● **Given instruction**
Within the entries below, please return exactly the lines from the one with "Write the Altair code for this chart." through the one with "scale=alt.Scale(domain=[0, 50]), axis=None)", leaving out any pictures.

---- The records

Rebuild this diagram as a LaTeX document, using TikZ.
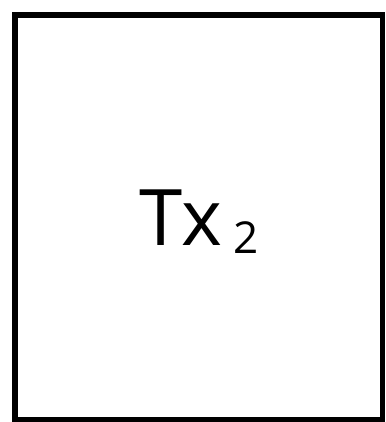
\documentclass[tikz,border=0pt]{standalone}
\usepackage{fontspec}
\setmainfont{Open Sans}
\usetikzlibrary{positioning}

\tikzset{
  txbox/.style={draw=black, line width=5.5pt},
  txlabel/.style={inner sep=0pt, font=\fontsize{78}{78}\selectfont}
}

\begin{document}
\begin{tikzpicture}[x=1pt, y=-1pt]
    \useasboundingbox (0,0) rectangle (385,422);
    % frame
    \draw[txbox] (15,15) rectangle (382.25,419.25);
    \coordinate (mid) at (199,222);
    \node[txlabel] (tx) at (mid) {Tx\hspace{11pt}\raisebox{-8pt}{\fontsize{44}{44}\selectfont 2}};
\end{tikzpicture}
\end{document}
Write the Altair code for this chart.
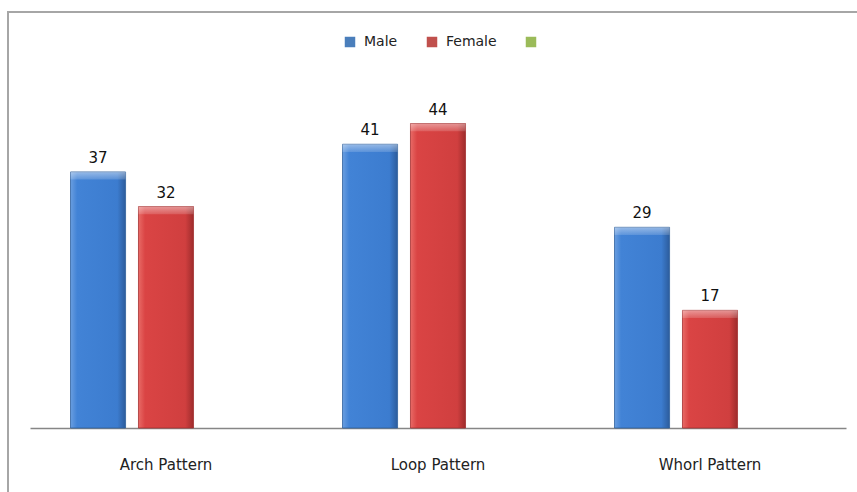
import altair as alt
import pandas as pd

categories = ["Arch Pattern", "Loop Pattern", "Whorl Pattern"]
series_names = ["Male", "Female", "Series3"]
male = [37, 41, 29]
female = [32, 44, 17]

rows = []
for c, m, f in zip(categories, male, female):
    rows.append({"category": c, "series": "Male", "value": m})
    rows.append({"category": c, "series": "Female", "value": f})
df = pd.DataFrame(rows)

FONT = "DejaVu Sans"

x_enc = alt.X("category:N", sort=categories,
              scale=alt.Scale(domain=categories, paddingInner=0.298, paddingOuter=0.149),
              axis=alt.Axis(title=None, labelAngle=0, ticks=False, domainColor="#868686",
                            domainWidth=1.5, labelPadding=29, labelFontSize=15,
                            labelFont=FONT, labelColor="#222222"))
xo_enc = alt.XOffset("series:N", scale=alt.Scale(domain=series_names, paddingInner=0.19, paddingOuter=0))
y_enc = alt.Y("value:Q", scale=alt.Scale(domain=[0, 50]), axis=None)

blue_grad = alt.LinearGradient(gradient="linear", x1=0, x2=1, y1=0, y2=0, stops=[
    alt.GradientStop(color="#6a9ee0", offset=0),
    alt.GradientStop(color="#4283d6", offset=0.12),
    alt.GradientStop(color="#3c7ccf", offset=0.85),
    alt.GradientStop(color="#2c5c9c", offset=1)])
red_grad = alt.LinearGradient(gradient="linear", x1=0, x2=1, y1=0, y2=0, stops=[
    alt.GradientStop(color="#e86a66", offset=0),
    alt.GradientStop(color="#da4444", offset=0.12),
    alt.GradientStop(color="#d03f3f", offset=0.85),
    alt.GradientStop(color="#9e2c2c", offset=1)])
top_grad = alt.LinearGradient(gradient="linear", x1=0, x2=0, y1=0, y2=1, stops=[
    alt.GradientStop(color="rgba(255,255,255,0.45)", offset=0),
    alt.GradientStop(color="rgba(255,255,255,0.15)", offset=1)])

base = alt.Chart(df)

male_bars = base.transform_filter(alt.datum.series == "Male").mark_bar(
    fill=blue_grad, stroke="#2f5f9c", strokeWidth=0.8
).encode(x=x_enc, xOffset=xo_enc, y=y_enc)

female_bars = base.transform_filter(alt.datum.series == "Female").mark_bar(
    fill=red_grad, stroke="#a33030", strokeWidth=0.8
).encode(x=x_enc, xOffset=xo_enc, y=y_enc)

bevel = base.transform_calculate(low="datum.value - 1.1").mark_bar(
    fill=top_grad, strokeWidth=0
).encode(x=x_enc, xOffset=xo_enc, y=y_enc, y2="low:Q")

labels = base.mark_text(dy=-14, fontSize=15, font=FONT, color="#111111").encode(
    x=x_enc, xOffset=xo_enc, y=y_enc, text="value:Q")

legend_layer = base.mark_square(opacity=0, size=1).encode(
    x=x_enc, xOffset=xo_enc, y=y_enc,
    color=alt.Color("series:N",
                    scale=alt.Scale(domain=series_names, range=["#4a7ebb", "#c0504d", "#9bbb59"]),
                    legend=alt.Legend(title=None, orient="none", legendX=313, legendY=-47,
                                      direction="horizontal", symbolType="square",
                                      symbolSize=110, symbolOpacity=1, symbolStrokeWidth=0,
                                      labelFontSize=14, labelFont=FONT, labelColor="#222222",
                                      columnPadding=27, labelOffset=7,
                                      labelExpr="datum.label == 'Series3' ? '' : datum.label")))

border = alt.Chart(pd.DataFrame({"k": [0]})).mark_rect(
    fill=None, stroke="#a6a6a6", strokeWidth=2
).encode(x=alt.value(-22), x2=alt.value(900), y=alt.value(-70), y2=alt.value(600))

chart = alt.layer(border, male_bars, female_bars, bevel, labels, legend_layer).properties(
    width=816, height=346,
    autosize=alt.AutoSizeParams(type="none"),
    padding={"left": 30, "top": 82, "right": 11, "bottom": 64},
    background="white"
).configure_view(stroke=None)

chart.save("out.html", embed_options={"renderer": "svg", "actions": False})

--------

● **Reply**
Write the Altair code for this chart.
import altair as alt
import pandas as pd

categories = ["Arch Pattern", "Loop Pattern", "Whorl Pattern"]
series_names = ["Male", "Female", "Series3"]
male = [37, 41, 29]
female = [32, 44, 17]

rows = []
for c, m, f in zip(categories, male, female):
    rows.append({"category": c, "series": "Male", "value": m})
    rows.append({"category": c, "series": "Female", "value": f})
df = pd.DataFrame(rows)

FONT = "DejaVu Sans"

x_enc = alt.X("category:N", sort=categories,
              scale=alt.Scale(domain=categories, paddingInner=0.298, paddingOuter=0.149),
              axis=alt.Axis(title=None, labelAngle=0, ticks=False, domainColor="#868686",
                            domainWidth=1.5, labelPadding=29, labelFontSize=15,
                            labelFont=FONT, labelColor="#222222"))
xo_enc = alt.XOffset("series:N", scale=alt.Scale(domain=series_names, paddingInner=0.19, paddingOuter=0))
y_enc = alt.Y("value:Q", scale=alt.Scale(domain=[0, 50]), axis=None)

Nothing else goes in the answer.